**THE EXERCISE:**
Copy out the listing that follows, exact in every word, and skip the images.
>>>
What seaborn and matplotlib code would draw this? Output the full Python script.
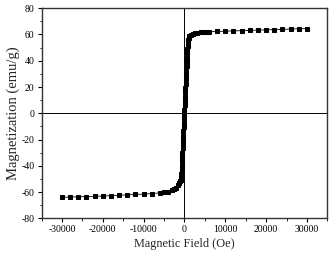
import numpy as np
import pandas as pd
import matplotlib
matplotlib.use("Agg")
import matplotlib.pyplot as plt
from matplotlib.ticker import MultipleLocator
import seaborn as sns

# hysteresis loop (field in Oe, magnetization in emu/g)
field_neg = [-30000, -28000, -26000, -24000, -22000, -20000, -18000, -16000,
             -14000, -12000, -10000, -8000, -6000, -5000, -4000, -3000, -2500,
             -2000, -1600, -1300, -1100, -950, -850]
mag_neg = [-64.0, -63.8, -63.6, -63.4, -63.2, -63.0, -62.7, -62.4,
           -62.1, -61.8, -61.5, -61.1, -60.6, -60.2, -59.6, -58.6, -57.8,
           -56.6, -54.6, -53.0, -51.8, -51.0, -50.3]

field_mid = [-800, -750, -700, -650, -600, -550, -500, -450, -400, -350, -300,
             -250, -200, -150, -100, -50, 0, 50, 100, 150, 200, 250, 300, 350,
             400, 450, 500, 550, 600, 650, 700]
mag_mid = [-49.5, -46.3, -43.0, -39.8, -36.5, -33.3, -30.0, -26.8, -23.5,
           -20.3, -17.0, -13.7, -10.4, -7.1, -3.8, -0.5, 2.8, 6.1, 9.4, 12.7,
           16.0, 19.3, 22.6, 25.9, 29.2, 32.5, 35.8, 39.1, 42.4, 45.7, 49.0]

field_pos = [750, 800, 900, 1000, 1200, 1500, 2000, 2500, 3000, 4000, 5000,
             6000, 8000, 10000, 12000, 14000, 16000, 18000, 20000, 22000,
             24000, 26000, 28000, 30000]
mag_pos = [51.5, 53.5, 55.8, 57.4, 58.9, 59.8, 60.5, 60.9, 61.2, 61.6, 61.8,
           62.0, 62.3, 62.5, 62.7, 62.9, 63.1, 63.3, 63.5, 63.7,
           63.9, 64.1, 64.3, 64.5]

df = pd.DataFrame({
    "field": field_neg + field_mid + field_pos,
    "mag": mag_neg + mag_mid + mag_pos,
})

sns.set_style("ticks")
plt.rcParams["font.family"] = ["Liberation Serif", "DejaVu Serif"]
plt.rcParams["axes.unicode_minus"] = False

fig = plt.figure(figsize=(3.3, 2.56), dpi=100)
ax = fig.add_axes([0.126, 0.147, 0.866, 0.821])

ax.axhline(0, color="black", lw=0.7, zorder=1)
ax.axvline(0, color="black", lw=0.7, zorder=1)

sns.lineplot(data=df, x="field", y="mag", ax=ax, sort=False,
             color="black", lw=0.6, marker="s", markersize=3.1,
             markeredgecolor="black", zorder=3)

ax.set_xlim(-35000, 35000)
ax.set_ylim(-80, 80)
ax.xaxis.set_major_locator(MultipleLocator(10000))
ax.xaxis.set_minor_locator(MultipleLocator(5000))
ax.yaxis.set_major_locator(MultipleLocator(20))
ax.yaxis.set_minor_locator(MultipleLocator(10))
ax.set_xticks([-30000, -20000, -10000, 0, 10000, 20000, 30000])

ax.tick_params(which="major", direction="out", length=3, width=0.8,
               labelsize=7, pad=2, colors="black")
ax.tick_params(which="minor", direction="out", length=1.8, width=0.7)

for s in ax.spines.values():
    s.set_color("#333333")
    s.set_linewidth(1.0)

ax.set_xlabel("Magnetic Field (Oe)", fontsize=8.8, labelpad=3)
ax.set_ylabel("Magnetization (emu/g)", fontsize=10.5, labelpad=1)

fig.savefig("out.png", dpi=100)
<<<
**WRITTEN REPLY:**
What seaborn and matplotlib code would draw this? Output the full Python script.
import numpy as np
import pandas as pd
import matplotlib
matplotlib.use("Agg")
import matplotlib.pyplot as plt
from matplotlib.ticker import MultipleLocator
import seaborn as sns

# hysteresis loop (field in Oe, magnetization in emu/g)
field_neg = [-30000, -28000, -26000, -24000, -22000, -20000, -18000, -16000,
             -14000, -12000, -10000, -8000, -6000, -5000, -4000, -3000, -2500,
             -2000, -1600, -1300, -1100, -950, -850]
mag_neg = [-64.0, -63.8, -63.6, -63.4, -63.2, -63.0, -62.7, -62.4,
           -62.1, -61.8, -61.5, -61.1, -60.6, -60.2, -59.6, -58.6, -57.8,
           -56.6, -54.6, -53.0, -51.8, -51.0, -50.3]

field_mid = [-800, -750, -700, -650, -600, -550, -500, -450, -400, -350, -300,
             -250, -200, -150, -100, -50, 0, 50, 100, 150, 200, 250, 300, 350,
             400, 450, 500, 550, 600, 650, 700]
mag_mid = [-49.5, -46.3, -43.0, -39.8, -36.5, -33.3, -30.0, -26.8, -23.5,
           -20.3, -17.0, -13.7, -10.4, -7.1, -3.8, -0.5, 2.8, 6.1, 9.4, 12.7,
           16.0, 19.3, 22.6, 25.9, 29.2, 32.5, 35.8, 39.1, 42.4, 45.7, 49.0]

field_pos = [750, 800, 900, 1000, 1200, 1500, 2000, 2500, 3000, 4000, 5000,
             6000, 8000, 10000, 12000, 14000, 16000, 18000, 20000, 22000,
             24000, 26000, 28000, 30000]
mag_pos = [51.5, 53.5, 55.8, 57.4, 58.9, 59.8, 60.5, 60.9, 61.2, 61.6, 61.8,
           62.0, 62.3, 62.5, 62.7, 62.9, 63.1, 63.3, 63.5, 63.7,
           63.9, 64.1, 64.3, 64.5]

df = pd.DataFrame({
    "field": field_neg + field_mid + field_pos,
    "mag": mag_neg + mag_mid + mag_pos,
})

sns.set_style("ticks")
plt.rcParams["font.family"] = ["Liberation Serif", "DejaVu Serif"]
plt.rcParams["axes.unicode_minus"] = False

fig = plt.figure(figsize=(3.3, 2.56), dpi=100)
ax = fig.add_axes([0.126, 0.147, 0.866, 0.821])

ax.axhline(0, color="black", lw=0.7, zorder=1)
ax.axvline(0, color="black", lw=0.7, zorder=1)

sns.lineplot(data=df, x="field", y="mag", ax=ax, sort=False,
             color="black", lw=0.6, marker="s", markersize=3.1,
             markeredgecolor="black", zorder=3)

ax.set_xlim(-35000, 35000)
ax.set_ylim(-80, 80)
ax.xaxis.set_major_locator(MultipleLocator(10000))
ax.xaxis.set_minor_locator(MultipleLocator(5000))
ax.yaxis.set_major_locator(MultipleLocator(20))
ax.yaxis.set_minor_locator(MultipleLocator(10))
ax.set_xticks([-30000, -20000, -10000, 0, 10000, 20000, 30000])

ax.tick_params(which="major", direction="out", length=3, width=0.8,
               labelsize=7, pad=2, colors="black")
ax.tick_params(which="minor", direction="out", length=1.8, width=0.7)

for s in ax.spines.values():
    s.set_color("#333333")
    s.set_linewidth(1.0)

ax.set_xlabel("Magnetic Field (Oe)", fontsize=8.8, labelpad=3)
ax.set_ylabel("Magnetization (emu/g)", fontsize=10.5, labelpad=1)

fig.savefig("out.png", dpi=100)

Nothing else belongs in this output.